**Lines of data:**

*****

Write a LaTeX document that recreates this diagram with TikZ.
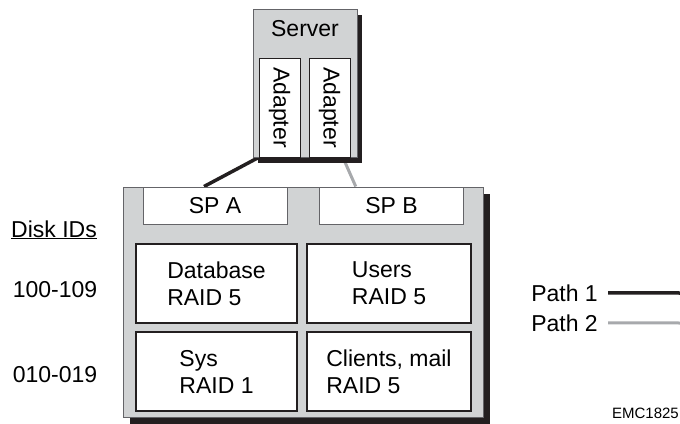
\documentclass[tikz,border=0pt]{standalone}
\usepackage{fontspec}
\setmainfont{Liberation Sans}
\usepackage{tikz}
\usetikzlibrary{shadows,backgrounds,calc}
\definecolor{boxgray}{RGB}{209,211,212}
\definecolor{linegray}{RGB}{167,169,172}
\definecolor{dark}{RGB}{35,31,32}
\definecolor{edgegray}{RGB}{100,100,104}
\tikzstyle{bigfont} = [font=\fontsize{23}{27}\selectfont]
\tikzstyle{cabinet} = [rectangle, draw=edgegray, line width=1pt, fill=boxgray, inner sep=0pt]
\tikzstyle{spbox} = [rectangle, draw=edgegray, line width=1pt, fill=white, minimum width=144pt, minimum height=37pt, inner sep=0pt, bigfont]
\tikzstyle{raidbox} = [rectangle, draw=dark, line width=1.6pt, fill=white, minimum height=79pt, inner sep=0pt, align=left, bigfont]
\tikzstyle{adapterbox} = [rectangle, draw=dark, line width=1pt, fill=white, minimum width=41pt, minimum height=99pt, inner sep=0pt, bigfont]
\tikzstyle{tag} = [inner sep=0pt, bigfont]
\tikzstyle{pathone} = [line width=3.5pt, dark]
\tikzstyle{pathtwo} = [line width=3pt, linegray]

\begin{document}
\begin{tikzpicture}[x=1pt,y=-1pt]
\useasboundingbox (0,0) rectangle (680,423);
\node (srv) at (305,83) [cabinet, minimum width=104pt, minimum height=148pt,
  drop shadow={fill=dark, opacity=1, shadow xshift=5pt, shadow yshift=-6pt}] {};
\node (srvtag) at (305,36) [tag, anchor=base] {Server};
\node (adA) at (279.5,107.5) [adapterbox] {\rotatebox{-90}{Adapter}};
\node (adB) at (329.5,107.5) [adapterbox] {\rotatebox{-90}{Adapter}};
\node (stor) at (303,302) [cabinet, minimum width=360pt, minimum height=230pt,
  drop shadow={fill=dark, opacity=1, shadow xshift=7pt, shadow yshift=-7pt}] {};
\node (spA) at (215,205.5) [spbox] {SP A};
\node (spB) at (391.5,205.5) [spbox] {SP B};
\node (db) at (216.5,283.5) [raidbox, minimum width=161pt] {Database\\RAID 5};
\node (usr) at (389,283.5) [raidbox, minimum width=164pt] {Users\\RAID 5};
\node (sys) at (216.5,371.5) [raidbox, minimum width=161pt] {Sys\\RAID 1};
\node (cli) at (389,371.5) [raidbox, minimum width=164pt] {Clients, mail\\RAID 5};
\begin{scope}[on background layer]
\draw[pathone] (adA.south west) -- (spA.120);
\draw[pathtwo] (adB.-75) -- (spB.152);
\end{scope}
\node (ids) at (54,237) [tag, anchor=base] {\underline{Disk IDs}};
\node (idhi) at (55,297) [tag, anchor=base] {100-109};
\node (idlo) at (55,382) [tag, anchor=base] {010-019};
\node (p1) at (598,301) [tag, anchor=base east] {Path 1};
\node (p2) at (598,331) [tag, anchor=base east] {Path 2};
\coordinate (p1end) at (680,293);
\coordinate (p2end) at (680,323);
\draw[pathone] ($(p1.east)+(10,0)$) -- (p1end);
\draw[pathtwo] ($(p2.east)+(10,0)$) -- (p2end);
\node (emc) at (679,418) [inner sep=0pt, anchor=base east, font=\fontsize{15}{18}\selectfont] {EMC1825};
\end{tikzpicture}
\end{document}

*****

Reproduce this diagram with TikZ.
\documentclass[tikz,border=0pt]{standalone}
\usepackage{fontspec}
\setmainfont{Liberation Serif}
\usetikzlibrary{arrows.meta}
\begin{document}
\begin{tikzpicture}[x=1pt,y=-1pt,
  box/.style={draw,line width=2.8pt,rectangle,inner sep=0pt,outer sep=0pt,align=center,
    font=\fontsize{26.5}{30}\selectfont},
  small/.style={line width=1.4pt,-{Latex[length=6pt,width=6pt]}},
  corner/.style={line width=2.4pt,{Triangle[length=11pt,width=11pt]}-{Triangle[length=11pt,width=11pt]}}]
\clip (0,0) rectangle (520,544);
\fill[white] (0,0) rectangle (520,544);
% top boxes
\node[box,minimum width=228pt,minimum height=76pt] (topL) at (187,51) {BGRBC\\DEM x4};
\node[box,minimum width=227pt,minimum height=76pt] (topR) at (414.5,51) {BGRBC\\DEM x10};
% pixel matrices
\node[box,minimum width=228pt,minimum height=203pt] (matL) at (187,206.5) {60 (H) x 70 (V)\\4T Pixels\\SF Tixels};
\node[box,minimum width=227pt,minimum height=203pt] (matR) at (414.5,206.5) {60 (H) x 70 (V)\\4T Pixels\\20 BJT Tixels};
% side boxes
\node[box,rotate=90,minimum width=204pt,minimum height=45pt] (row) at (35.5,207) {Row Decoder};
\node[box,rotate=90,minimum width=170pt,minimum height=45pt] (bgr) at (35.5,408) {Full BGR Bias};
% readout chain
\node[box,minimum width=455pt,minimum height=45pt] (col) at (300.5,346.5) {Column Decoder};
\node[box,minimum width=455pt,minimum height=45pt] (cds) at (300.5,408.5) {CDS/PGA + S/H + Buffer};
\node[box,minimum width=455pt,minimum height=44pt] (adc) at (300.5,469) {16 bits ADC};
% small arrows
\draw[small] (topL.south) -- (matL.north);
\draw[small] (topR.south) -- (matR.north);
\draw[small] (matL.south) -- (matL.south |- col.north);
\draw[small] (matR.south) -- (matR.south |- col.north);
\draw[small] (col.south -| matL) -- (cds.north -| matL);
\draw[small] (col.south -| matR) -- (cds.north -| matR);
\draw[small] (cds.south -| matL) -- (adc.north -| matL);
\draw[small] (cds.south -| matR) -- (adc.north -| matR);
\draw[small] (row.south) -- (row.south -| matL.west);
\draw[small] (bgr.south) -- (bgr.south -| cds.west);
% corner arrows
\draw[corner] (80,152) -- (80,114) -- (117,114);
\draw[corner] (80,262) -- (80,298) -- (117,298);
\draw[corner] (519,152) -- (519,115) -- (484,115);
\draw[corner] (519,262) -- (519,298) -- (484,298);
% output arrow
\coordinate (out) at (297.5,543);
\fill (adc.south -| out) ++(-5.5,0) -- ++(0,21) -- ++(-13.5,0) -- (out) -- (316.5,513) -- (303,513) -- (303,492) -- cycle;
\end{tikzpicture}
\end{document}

*****

**TASK DIRECTIONS:** Nothing but the lines from the one containing "Write a LaTeX" through the one containing "[line width=3pt, linegray]" should be written out, exactly and with both ends. Pictures are left out.

**COMPLETE ANSWER:**
Write a LaTeX document that recreates this diagram with TikZ.
\documentclass[tikz,border=0pt]{standalone}
\usepackage{fontspec}
\setmainfont{Liberation Sans}
\usepackage{tikz}
\usetikzlibrary{shadows,backgrounds,calc}
\definecolor{boxgray}{RGB}{209,211,212}
\definecolor{linegray}{RGB}{167,169,172}
\definecolor{dark}{RGB}{35,31,32}
\definecolor{edgegray}{RGB}{100,100,104}
\tikzstyle{bigfont} = [font=\fontsize{23}{27}\selectfont]
\tikzstyle{cabinet} = [rectangle, draw=edgegray, line width=1pt, fill=boxgray, inner sep=0pt]
\tikzstyle{spbox} = [rectangle, draw=edgegray, line width=1pt, fill=white, minimum width=144pt, minimum height=37pt, inner sep=0pt, bigfont]
\tikzstyle{raidbox} = [rectangle, draw=dark, line width=1.6pt, fill=white, minimum height=79pt, inner sep=0pt, align=left, bigfont]
\tikzstyle{adapterbox} = [rectangle, draw=dark, line width=1pt, fill=white, minimum width=41pt, minimum height=99pt, inner sep=0pt, bigfont]
\tikzstyle{tag} = [inner sep=0pt, bigfont]
\tikzstyle{pathone} = [line width=3.5pt, dark]
\tikzstyle{pathtwo} = [line width=3pt, linegray]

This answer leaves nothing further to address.